Barbara worked tirelessly to improve herself. Because she realized she lacked education and social graces, she read, studied, and, to deal with people smarter than she, built an armor plate of one-of-the-boys wisecracks. She detested people who felt pity for themselves. She hated hats, flattery, feathers, and conversationalists who began their sentences with “Listen …” She never veered out of control, never suffered tortured brooding or chemical dependencies. Acting was a job. She put on lipstick without a mirror and when people asked, “What if it smears?” she said, “Then the makeup man fixes it. That’s his job. We all have jobs.” She refused to watch the dailies or to be technical. “Don’t teach me, take care of me,” she told her cinematographers, who over the years ranged from studio journeymen to “name” cameramen like George Barnes, Rudolph Maté, and James Wong Howe. Not to have a role lined up in some movie made her restless. When married to Taylor she agreed with him that she should have some other interests, but went right ahead signing up for film after film. Fellow actors both admired and resented her self-punishing exactness. She was never late on a shoot, never forgot her lines. They paid her a lot to do what she liked best, she thought. The least she could do was get there on time.
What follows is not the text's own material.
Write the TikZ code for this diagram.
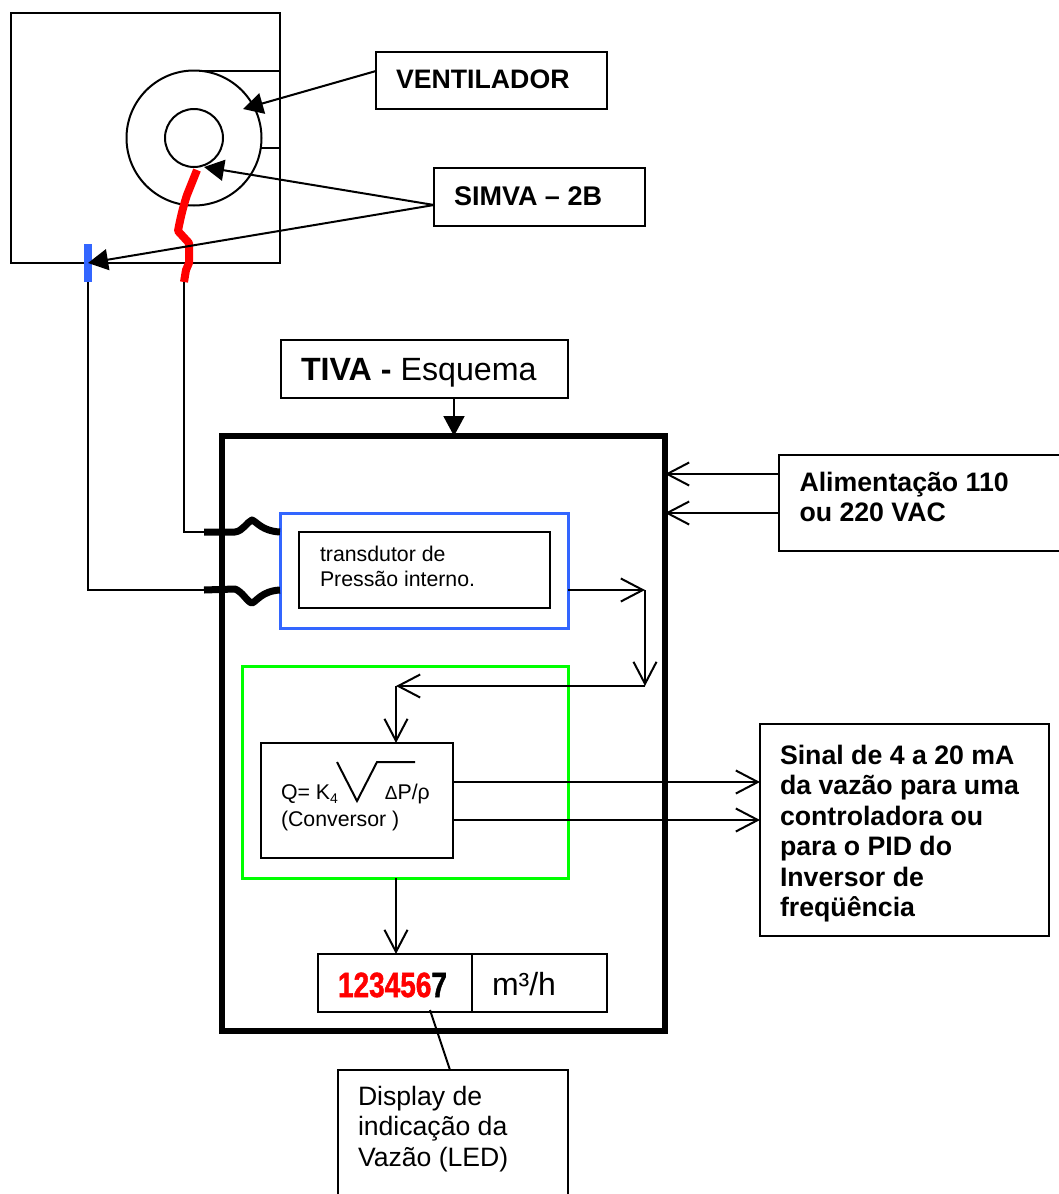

STANWYCK WAS A HOMEBODY WHO TRAVELED ONLY UNDER DURESS.
She visited Europe only three times and, feeling out of her depth, lapsed into a caricature of the American yahoo abroad. For half her long life she lived alone and called herself a bachelor woman. In her later years she spent long, solitary nights drinking herself into a stupor.
Like many movie stars of her generation, she smoked herself to death.
Bad health plagued her old age, but she refused to let the public see her fall apart. She had the memory of an elephant. It took her from thirty to sixty, she said, to sort out and jettison the clutter in her mind. “I think living in the past, clinging to memories and souvenirs of days long gone, treating the present as a sort of hazy, second-rate competitor of the ‘good old days,’ is an anesthetic for those who have too little to do, and too much time in which to do it,” she proclaimed.
Being a loner gave her otherworldly insights that astonished even her. “I see things, I have instincts,” she said on her eightieth birthday. “Many times before somebody says something, I know what they’ll say. A couple of times people said, ‘You’re weird.’” Nancy Sinatra, Sr., her best friend during her later years, thought she was reincarnated, that she had been on this earth before. To which Barbara cracked, “Other people say senility is setting in.”
SHE WAS OF A PERIOD THAT WASN’T ALL-KNOWING ABOUT SHOW business. Her stardom didn’t rely on finding an angle or a spin. She never “did” Barbara Walters, or “The Tonight Show,” or a book tour (or a book). Her best friend was her publicist, who saw to it that the Stanwyck-Taylor marriage fell apart according to sanitized Hollywood standards. Nobody quoted Barbara on her conservative politics during the Red Scare or interviewed her brother or her sisters back in Brooklyn.
In today’s ever-recycled entertainment world of short and shallow screen careers and video-rental accessibility, she is an intriguing personality of a fabled age, the orphan as ready vessel into which roles are poured. Hollywood’s pinnacle decades were her busiest, and happiest, years. The all-powerful studios and the most gifted directors wanted her. She was married to the top studio’s handsomest leading man, was a pro’s pro, and earned scads of money.